10. Nitro Microphone Underground / Straigt From The Underground(Colombia)


オリンピック・ユニット(!?)、ニトロの約4年ぶりの2nd。マッカチン、DJヴィブラム、Mr.イタガキ、カシ・ダ・ハンサム、トシキ・ダ・ハードバップ、DJハヂメ、DJワタライ、アクエリアス、そしてムロというプロデューサー陣の繰り出す緩急の効いた“ニトロ用”ビートで様々なフォーメーションを見せる、という点では“ニトロらしさ全開”と言える。それが前作からどれだけ進化したか、がポイント。世間の期待なんぞに平々と応じないのが彼らの長所だけに(?)今回もやらかしてくれている。
11. V.A. / 32 Block Party Hosted By Muro(Cutting Edge)

“渋谷発、渋谷オリジナル・サウンド”を提唱するムロが、盟友P.H、アクエリアスのヤッコと共にプロデュースする32ブロック=渋谷発のアップカマー・ショウケース・アルバム。まるで一夜のパーティーの如く、ムロのマイクでしょうかいされるのは、ブラバス、C.T、トップ・ブロウ、ミクリス、タッズA.C、アキラ(M.O.S.A.D)他の血気盛んなMCたち。“一曲一曲が本気のケンカ”であることを弁えたその熱いセッションはオーラスで“22人のフリースタイル”という形で昇華する…。続編を求む!

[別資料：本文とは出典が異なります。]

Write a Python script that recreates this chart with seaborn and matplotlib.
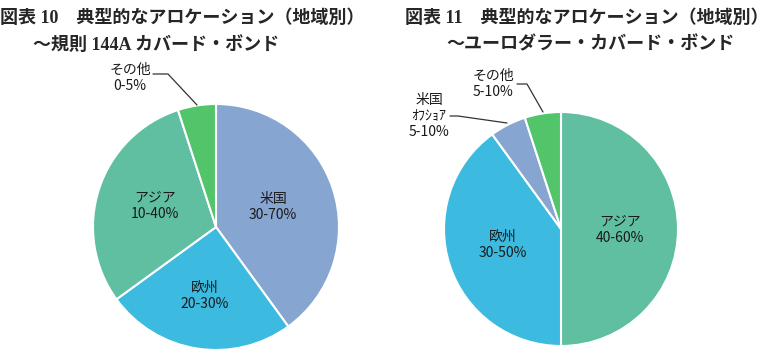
import seaborn as sns
import matplotlib.pyplot as plt

# data
left_regions = ['米国', '欧州', 'アジア', 'その他']
left_shares = [40, 25, 30, 5]
left_ranges = ['30-70%', '20-30%', '10-40%', '0-5%']

right_regions = ['アジア', '欧州', '米国\nｵﾌｼｮｱ', 'その他']
right_shares = [50, 40, 5, 5]
right_ranges = ['40-60%', '30-50%', '5-10%', '5-10%']

left_title = ['図表 10　典型的なアロケーション（地域別）', '～規則 144A カバード・ボンド']
right_title = ['図表 11　典型的なアロケーション（地域別）', '～ユーロダラー・カバード・ボンド']

COLORS = {
    '米国': '#87A5D1',
    '米国\nｵﾌｼｮｱ': '#87A5D1',
    '欧州': '#3CBAE0',
    'アジア': '#5FBFA0',
    'その他': '#52C46A',
}

W, H = 759, 355


def draw_pie(ax, regions, shares, ranges, center, radius, label_pos, leaders):
    colors = sns.color_palette([COLORS[r] for r in regions])
    ax.pie(shares, colors=colors, startangle=90, counterclock=False,
           center=(center[0], H - center[1]), radius=radius,
           wedgeprops=dict(edgecolor='white', linewidth=1.5))
    for reg, rng, (x, y) in zip(regions, ranges, label_pos):
        ax.text(x, H - y, f"{reg}\n{rng}", ha='center', va='center',
                fontsize=10, linespacing=1.2, color='#1a1a1a',
                family=['Noto Sans CJK JP', 'DejaVu Sans'])
    for pts in leaders:
        ax.plot([p[0] for p in pts], [H - p[1] for p in pts],
                color='#333333', lw=0.9)


def main():
    sns.set_theme(style='white')
    plt.rcParams['font.family'] = ['Noto Sans CJK JP', 'DejaVu Sans']

    fig = plt.figure(figsize=(W / 100, H / 100), dpi=100)
    ax = fig.add_axes([0, 0, 1, 1])

    draw_pie(ax, left_regions, left_shares, left_ranges,
             center=(216, 227), radius=123,
             label_pos=[(273, 207), (205, 296), (155, 206), (130, 78)],
             leaders=[[(153, 74), (168, 74), (197, 105)]])

    draw_pie(ax, right_regions, right_shares, right_ranges,
             center=(561, 229), radius=117,
             label_pos=[(620, 230), (503, 245), (429, 116), (493, 84)],
             leaders=[[(450, 116), (458, 116), (507, 123)],
                      [(517, 84), (527, 84), (543, 112)]])

    # pie() resets the limits, so fix them afterwards
    ax.set_xlim(0, W)
    ax.set_ylim(0, H)
    ax.set_aspect('equal')
    ax.axis('off')

    title_font = ['Liberation Serif', 'Noto Sans CJK JP']
    ax.text(0, H - 18, left_title[0], ha='left', va='center', fontsize=13,
            fontweight='bold', family=title_font)
    ax.text(33, H - 45, left_title[1], ha='left', va='center', fontsize=13,
            fontweight='bold', family=title_font)
    ax.text(405, H - 18, right_title[0], ha='left', va='center', fontsize=13,
            fontweight='bold', family=title_font)
    ax.text(446, H - 45, right_title[1], ha='left', va='center', fontsize=13,
            fontweight='bold', family=title_font)

    fig.savefig('out.png', dpi=100)


if __name__ == '__main__':
    main()
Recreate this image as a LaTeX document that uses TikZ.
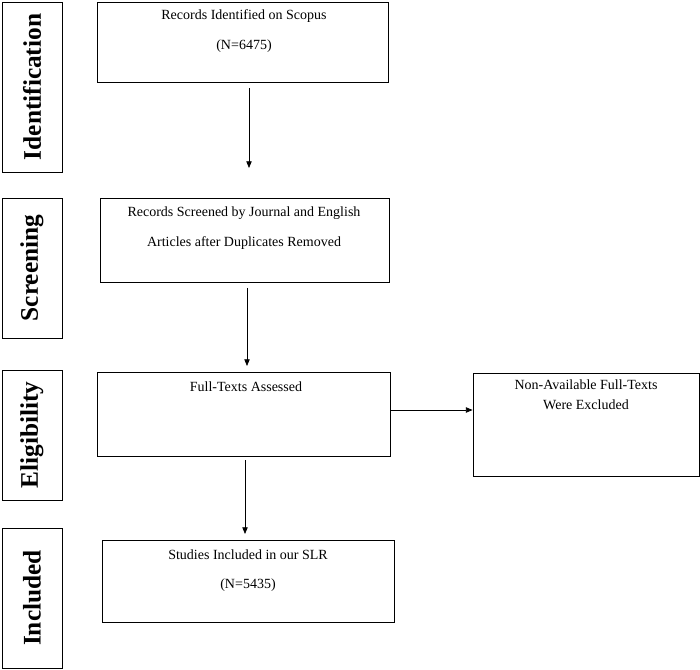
\documentclass[tikz,border=0pt]{standalone}
\usepackage{fontspec}
\setmainfont{Liberation Serif}
\usetikzlibrary{arrows.meta,positioning}
\tikzset{
  box/.style={draw=black, line width=0.6pt, inner sep=0pt},
  stage/.style={draw=black, line width=0.6pt, inner sep=0pt},
  stagetext/.style={rotate=90, font=\fontsize{19}{22}\selectfont\bfseries},
  boxtext/.style={font=\fontsize{10.5}{12}\selectfont, anchor=center},
  flow/.style={-{Triangle[length=5pt,width=4pt]}, line width=0.6pt}
}
\begin{document}
\begin{tikzpicture}[x=0.75pt, y=-0.75pt]
\useasboundingbox (0,0) rectangle (700,670);
% stage boxes
\node[stage, minimum width=60*0.75pt, minimum height=170*0.75pt] (ident) at (32,87) {};
\node[stagetext] at (ident) {Identification};
\node[stage, minimum width=60*0.75pt, minimum height=140*0.75pt] (screen) at (32,268) {};
\node[stagetext] at (screen) {Screening};
\node[stage, minimum width=60*0.75pt, minimum height=130*0.75pt] (elig) at (32,435) {};
\node[stagetext] at (elig) {Eligibility};
\node[stage, minimum width=60*0.75pt, minimum height=140*0.75pt] (incl) at (32,598) {};
\node[stagetext] at (incl) {Included};
% flow boxes
\node[box, minimum width=291*0.75pt, minimum height=80*0.75pt] (records) at (242.5,42) {};
\node[boxtext] (recordsA) at (244,16) {Records Identified on Scopus};
\node[boxtext] (recordsB) at (244,46) {(N=6475)};
\node[box, minimum width=289*0.75pt, minimum height=84*0.75pt] (screened) at (244.5,240) {};
\node[boxtext] (screenedA) at (244,213) {Records Screened by Journal and English};
\node[boxtext] (screenedB) at (244,243) {Articles after Duplicates Removed};
\node[box, minimum width=293*0.75pt, minimum height=84*0.75pt] (full) at (243.5,414) {};
\node[boxtext] (fullA) at (246,387) {Full-Texts Assessed};
\node[box, minimum width=226*0.75pt, minimum height=103*0.75pt] (excl) at (586,424.5) {};
\node[boxtext] (exclA) at (586,385) {Non-Available Full-Texts};
\node[boxtext] (exclB) at (586,405) {Were Excluded};
\node[box, minimum width=292*0.75pt, minimum height=82*0.75pt] (studies) at (248,581) {};
\node[boxtext] (studiesA) at (248,555) {Studies Included in our SLR};
\node[boxtext] (studiesB) at (248,585) {(N=5435)};
% connectors
\coordinate (a1) at (249,88);
\coordinate (a2) at (249,168);
\draw[flow] (a1) -- (a2);
\coordinate (b1) at (247,288);
\coordinate (b2) at (247,366);
\draw[flow] (b1) -- (b2);
\coordinate (c1) at (245,460);
\coordinate (c2) at (245,534);
\draw[flow] (c1) -- (c2);
\draw[flow] (full.east |- 0,410) -- (excl.west |- 0,410);
\end{tikzpicture}
\end{document}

12. I-Dea / Self-Expression(P-Vine)


地元大阪から東京へ進出したロマンクルーの新作。ライヴではスタンドマイクを前に古のソウル・ジャズ・グループのセッション感覚を見せてくれるその異色ぶりは勿論音源でも発揮されている。圧倒的に“あたたかい”ヴァイブス。紡がれた言葉の詩的なフレッシュさ。マイルドだが下味のしっかりしたガンボ的サウンド。そして“ファミリーを大切にする”堅い結び付き。そうしたフレーズに引っ掛かる人は是非手に取って頂きたい。ロマンクルー、注目株である。